Curso:
- MPGI
Área de conhecimento:
- Estratégia Empresarial
Autor(es):
- Maricela Perryman
Orientador:
Ano:
This research will explore how the colonial administration built by the United States in Puerto Rico contributed to the root causes of the debt which, I argue are a colonial- capitalist economy that developed under U.S. rule and racial subjugation of Puerto Ricans. More specifically, it will trace how the development of Puerto Rico’s institutions under U.S. colonial rule, interests of political actors, and power dynamics between the United States and Puerto Rico led to a capitalist economy on the island designed to benefit U.S. businesses, create a fragile debtor-creditor relationship, and eventually to a crippling debt crisis.

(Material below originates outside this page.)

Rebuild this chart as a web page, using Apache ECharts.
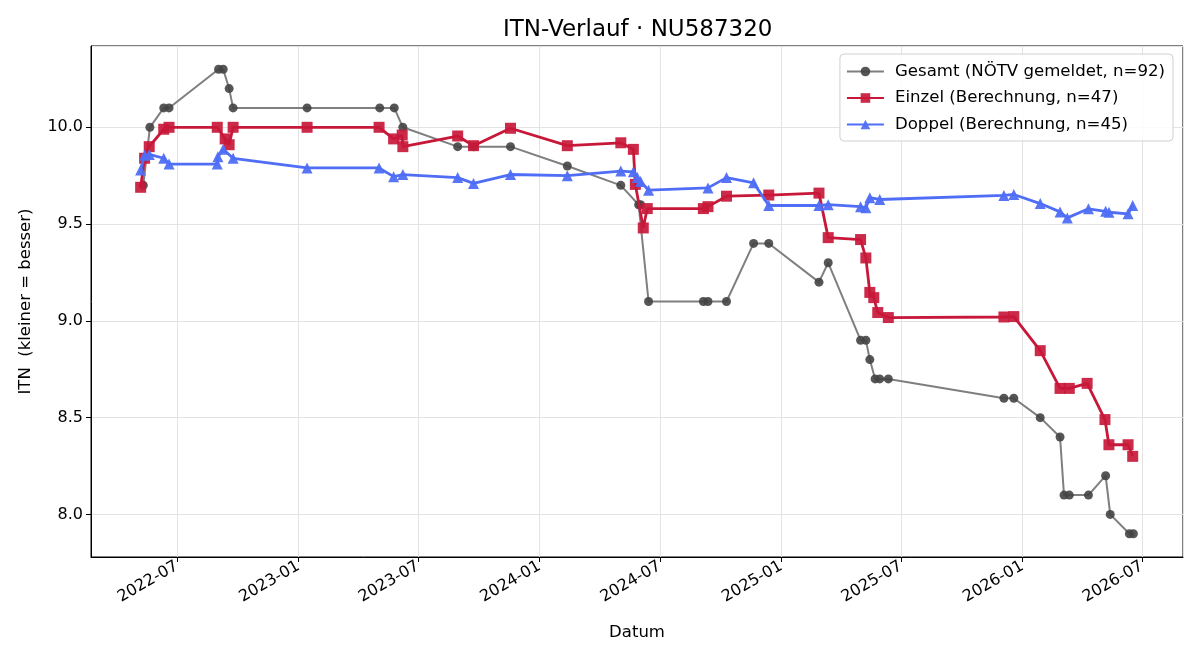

I argue against the most commonly presented explanations for the debt crises by both the federal and local governments and media outlets, which are mostly around an ineffective local government with a lack of transparency and corruption. Using a postcolonial theory approach and historical institutions to place emphasis on history and institutional development over time, I analyzed critical periods of institutional change. Additionally, using discursive analysis I showed how the United States institutionalized the racialization and oppression of Puerto Rico early into their colonial rule. This research will highlight three time periods marked by what I consider to be key, influential events within the timeline of the debt crisis; the Foraker Act of 1900, the Jones Act of 1917, and the implementation of an industrialization strategy known as Operation Bootstrap in the 1940s. This research shows that that the origins of the debt crises are rooted in the history of oppression and racial subjugation within the United States-Puerto Rico colonial relationship, and that it is imperative to begin an analysis at the beginning of the U.S. installation into Puerto Rico and the discourse around the racialization of Puerto Ricans.